Thursday, March 05, 2015



Unscreened

In my previous post, I asked whether GCSB was screening its "full take" Pacific mass-surveillance before putting it on XKEYSCORE for the other four eyes to see. But we know the answer: they're not:

The Snowden documents show how foreign intelligence staff follow a step-by-step process to access the GCSB's South Pacific intelligence, including the metadata and communications of New Zealanders living, holidaying and interacting in that region.

A British agency guide shows that there are two databases on "Ironsand" (Waihopai)-intercepted communications they can access. "To query the data on these sites," the guide says, "you must first have a briefing on NZSID7, the law that governs what the GCSB can and can't do." The foreign staff were instructed to read a written briefing and then, before accessing the New Zealand intelligence, take an online test on the GCSB rules.

[...]

The NZSID7 (New Zealand Signals Intelligence Directive 7) contains the rules for when the other Five Eyes agencies can look at intelligence about New Zealanders.

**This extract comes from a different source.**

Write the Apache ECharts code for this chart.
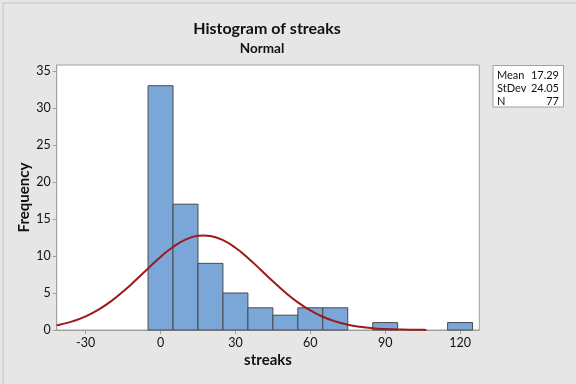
<!DOCTYPE html>
<html>
<head>
<meta charset="utf-8">
<script src="https://cdn.jsdelivr.net/npm/echarts@6/dist/echarts.min.js"></script>
<style>
html,body{margin:0;padding:0;background:#e6e6e6;}
#chart{width:576px;height:384px;}
</style>
</head>
<body>
<div id="chart"></div>
<script>
// Histogram bins (centers, width 10) and counts
const binCenters = [0, 10, 20, 30, 40, 50, 60, 70, 80, 90, 100, 110, 120];
const binCounts  = [33, 17, 9, 5, 3, 2, 3, 3, 0, 1, 0, 0, 1];
const binWidth = 10;
// Fitted normal curve
const curveX = [-41.6, -40, -35, -30, -25, -20, -15, -10, -5, 0, 5, 10, 15, 17.29, 20, 25, 30, 35, 40, 45, 50, 55, 60, 65, 70, 75, 80, 85, 90, 95, 100, 105, 106.5];
const curveY = [0.64, 0.75, 1.20, 1.85, 2.72, 3.84, 5.19, 6.71, 8.31, 9.87, 11.21, 12.20, 12.72, 12.77, 12.69, 12.13, 11.11, 9.74, 8.18, 6.58, 5.07, 3.74, 2.64, 1.79, 1.16, 0.72, 0.43, 0.24, 0.13, 0.07, 0.03, 0.02, 0.01];
const xTicks = [-30, 0, 30, 60, 90, 120];
const yTicks = [0, 5, 10, 15, 20, 25, 30, 35];
const statLabels = ['Mean', 'StDev', 'N'];
const statValues = ['17.29', '24.05', '77'];

const FONT = 'Lato';
const chart = echarts.init(document.getElementById('chart'), null, {renderer: 'canvas'});

const histData = binCenters.map((c, i) => [c - binWidth / 2, c + binWidth / 2, binCounts[i]]).filter(d => d[2] > 0);
const curveData = curveX.map((x, i) => [x, curveY[i]]);

const statGraphics = [];
statLabels.forEach((l, i) => {
  statGraphics.push({type: 'text', x: 497, y: 75.5 + i * 13,
    style: {text: l, font: '11px "' + FONT + '"', fill: '#111', verticalAlign: 'middle'}});
  statGraphics.push({type: 'text', x: 559, y: 75.5 + i * 13,
    style: {text: statValues[i], font: '11px "' + FONT + '"', fill: '#111', align: 'right', verticalAlign: 'middle'}});
});

chart.setOption({
  backgroundColor: '#e6e6e6',
  animation: false,
  title: [{
    text: 'Histogram of streaks',
    left: 262, top: 16, textAlign: 'center',
    textStyle: {fontFamily: FONT, fontSize: 16, fontWeight: 'bold', color: '#111'}
  }, {
    text: 'Normal',
    left: 257, top: 37, textAlign: 'center',
    textStyle: {fontFamily: FONT, fontSize: 13.5, fontWeight: 'bold', color: '#111'}
  }],
  grid: {left: 56.7, right: 96.7, top: 65, bottom: 54, show: true, backgroundColor: '#fff', borderColor: '#a0a0a0', borderWidth: 1},
  xAxis: {
    type: 'value', min: -41.6, max: 127.7,
    name: 'streaks', nameLocation: 'middle', nameGap: 23, nameMoveOverlap: false,
    nameTextStyle: {fontFamily: FONT, fontSize: 15, fontWeight: 'bold', color: '#111'},
    axisLine: {show: true, onZero: false, lineStyle: {color: '#a0a0a0'}},
    axisTick: {show: true, length: 4, lineStyle: {color: '#a0a0a0'}, customValues: xTicks},
    axisLabel: {fontFamily: FONT, fontSize: 12.5, color: '#111', margin: 6, customValues: xTicks},
    splitLine: {show: false}
  },
  yAxis: {
    type: 'value', min: 0, max: 35.8,
    name: 'Frequency', nameLocation: 'middle', nameGap: 25, nameRotate: 90, nameMoveOverlap: false,
    nameTextStyle: {fontFamily: FONT, fontSize: 15, fontWeight: 'bold', color: '#111'},
    axisLine: {show: true, onZero: false, lineStyle: {color: '#a0a0a0'}},
    axisTick: {show: true, length: 4, lineStyle: {color: '#a0a0a0'}, customValues: yTicks},
    axisLabel: {fontFamily: FONT, fontSize: 12.5, color: '#111', margin: 6, customValues: yTicks},
    splitLine: {show: false}
  },
  series: [{
    type: 'custom',
    data: histData,
    encode: {x: [0, 1], y: 2},
    renderItem: function (params, api) {
      const p0 = api.coord([api.value(0), api.value(2)]);
      const p1 = api.coord([api.value(1), 0]);
      return {
        type: 'rect',
        shape: {x: p0[0], y: p0[1], width: p1[0] - p0[0], height: p1[1] - p0[1]},
        style: {fill: '#7ba6d8', stroke: '#4a4a4a', lineWidth: 1}
      };
    },
    z: 2
  }, {
    type: 'line',
    data: curveData,
    smooth: true,
    showSymbol: false,
    lineStyle: {color: '#9c1a1a', width: 2},
    z: 3
  }],
  graphic: [{
    type: 'rect', left: 492.5, top: 65, z: 10,
    shape: {width: 70.5, height: 41.5},
    style: {fill: '#fff', stroke: '#a0a0a0', lineWidth: 1}
  }, {
    type: 'rect', left: 0.5, top: 0.5, z: -1,
    shape: {width: 575, height: 383},
    style: {fill: 'none', stroke: '#c4c4c4', lineWidth: 1}
  }].concat(statGraphics.map(g => Object.assign({z: 11}, g)))
});
</script>
</body>
</html>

Pretty obviously, they wouldn't need to check those rules if the material wasn't there. So, the natural conclusion is that material collected at Waihopai isn't screened. Which is a problem, because the s14(2) of the GCSB Act says that any "incidentally obtained intelligence"
must not be retained or disclosed except in accordance with sections 23 and 25.
[Emphasis added]

Those exceptions cover direct threats to human life or national security or when information "relates directly or indirectly" to one of the GCSB's functions. Those functions include "the national security of New Zealand" and "the international relations and well-being of New Zealand", and I suppose the GCSB could argue that providing such information unscreened is "the price of the club" and therefore advances those functions. But I really don't think the public would buy that as a blank cheque for mass-surveillance.

The GCSB owes us some answers on this. And it speaks volumes that instead of giving them, their spy-Minister is instead spouting nonsense about terrorists.